3. Atteggiamento di opposizione alla guerra da parte del Partito socialista rivoluzionario russo.

(...) Non occorre ricordare quanti dei suoi [del Partito socialista rivoluzionario, Ndr] fossero stati, durante la guerra, succhiati dalle prigioni, o eliminati con l'esilio, o con sistemi più rapidi, quelli del patibolo.
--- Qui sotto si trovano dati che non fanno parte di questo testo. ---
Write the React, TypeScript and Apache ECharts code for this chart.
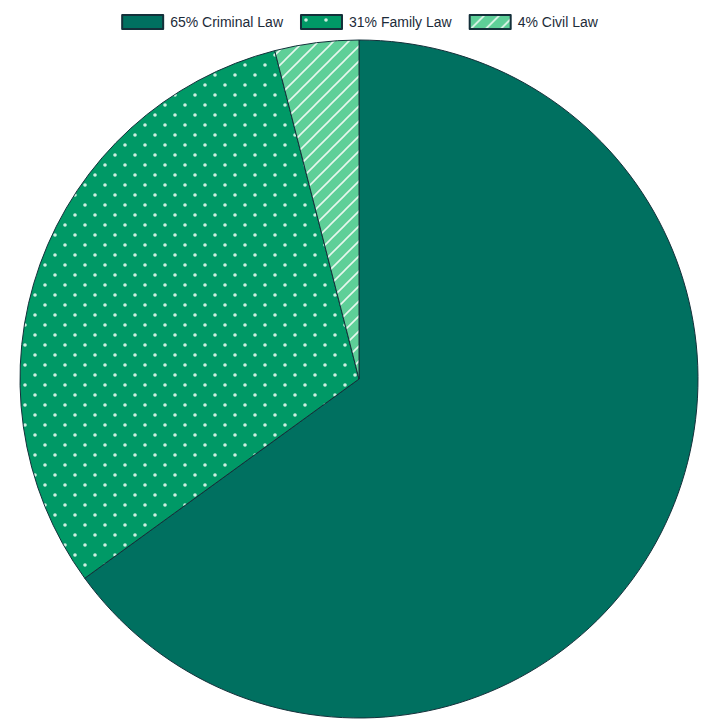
import React, { useEffect, useRef } from "react";
import * as echarts from "echarts";

const categories = ["Criminal Law", "Family Law", "Civil Law"];
const values = [65, 31, 4];
const colors = ["#007060", "#009966", "#5ecf98"];

function dotTile(bg: string) {
  const c = document.createElement("canvas");
  c.width = 20;
  c.height = 20;
  const g = c.getContext("2d")!;
  g.fillStyle = bg;
  g.fillRect(0, 0, 20, 20);
  g.fillStyle = "#cdeee0";
  [[5, 5], [15, 15]].forEach(([x, y]) => {
    g.beginPath();
    g.arc(x, y, 1.8, 0, Math.PI * 2);
    g.fill();
  });
  return c;
}

function stripeTile(bg: string) {
  const s = 15;
  const c = document.createElement("canvas");
  c.width = s;
  c.height = s;
  const g = c.getContext("2d")!;
  g.fillStyle = bg;
  g.fillRect(0, 0, s, s);
  g.strokeStyle = "#e6f7ee";
  g.lineWidth = 1.6;
  g.beginPath();
  g.moveTo(-2, s + 2);
  g.lineTo(s + 2, -2);
  g.moveTo(-2, 2);
  g.lineTo(2, -2);
  g.moveTo(s - 2, s + 2);
  g.lineTo(s + 2, s - 2);
  g.stroke();
  return c;
}

export default function App() {
  const ref = useRef<HTMLDivElement>(null);
  useEffect(() => {
    const chart = echarts.init(ref.current!, null, { renderer: "svg" });
    const fills: any[] = [
      colors[0],
      { image: dotTile(colors[1]), repeat: "repeat" },
      { image: stripeTile(colors[2]), repeat: "repeat" },
    ];
    const names = categories.map((c, i) => `${values[i]}% ${c}`);
    chart.setOption({
      animation: false,
      legend: {
        top: 9,
        left: "center",
        icon: "rect",
        itemWidth: 41,
        itemHeight: 14,
        itemGap: 17,
        textStyle: {
          color: "#1c2b39",
          fontSize: 14,
          padding: [0, 0, 0, 2],
          fontFamily: "Liberation Sans, Arial, sans-serif",
        },
        data: names,
      },
      series: [
        {
          type: "pie",
          center: [359, 379],
          radius: 339,
          startAngle: 90,
          clockwise: true,
          label: { show: false },
          labelLine: { show: false },
          emphasis: { disabled: true },
          itemStyle: { borderColor: "#14303a", borderWidth: 1 },
          data: names.map((n, i) => ({
            name: n,
            value: values[i],
            itemStyle: { color: fills[i] },
          })),
        },
      ],
    });
    return () => chart.dispose();
  }, []);
  return (
    <div
      ref={ref}
      style={{ position: "absolute", left: 0, top: 0, width: 719, height: 719 }}
    />
  );
}
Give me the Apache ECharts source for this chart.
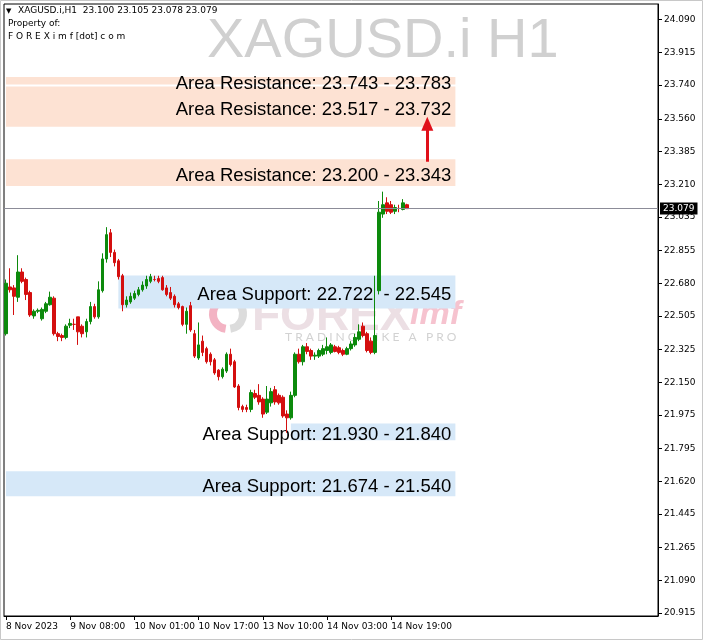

È notorio che, anche più del nostro Partito italiano, il Partito socialista russo, è rimasto tenace assertore del socialismo, che è contro le guerre, e contro i massacri fra popoli, fra proletari, e come per questo suo reciso atteggiamento abbia affrontato ogni sacrificio di libertà e di sangue. (...) Un Partito socialista che in un qualunque paese belligerante d'Europa si ponesse – come in Francia, come in Germania, – a collaborare per la guerra con la borghesia, viene a svolgere una funzione che, nei riguardi della rivoluzione, è perfettamente in completa opposizione (...).

Ecco perché noi che fummo contro la guerra, che la guerra la subimmo, crediamo che (...) non potranno dire i Mussolini ed i Bissolati, che consigliano al popolo l'astinenza ed il sacrificio di fronte alla fame ed alla morte, in nome della "santità" della guerra, di essere essi i provocatori volenterosi della rivoluzione (...) Che i cialtroni dell'interventismo rivoluzionario italico dicano pure che ad essi va il merito della rivoluzione russa: la verità è ben altra» (ADL 21.4.1917).

Nelle pagine successive continua la rassegna internazionale e di seguito uno stralcio dal discorso del compagno Hoffmann al Reichstag tedesco: “Il militarismo tedesco e il dispotismo tedesco sono responsabili della guerra. Soltanto quando saranno eliminati questi, il popolo respirerà. / Voi deputati di destra, con la vostra politica screditate la Germania. / Voi avete piani annessionistici, pazzi e delittuosi” (ADL 21.4.1917).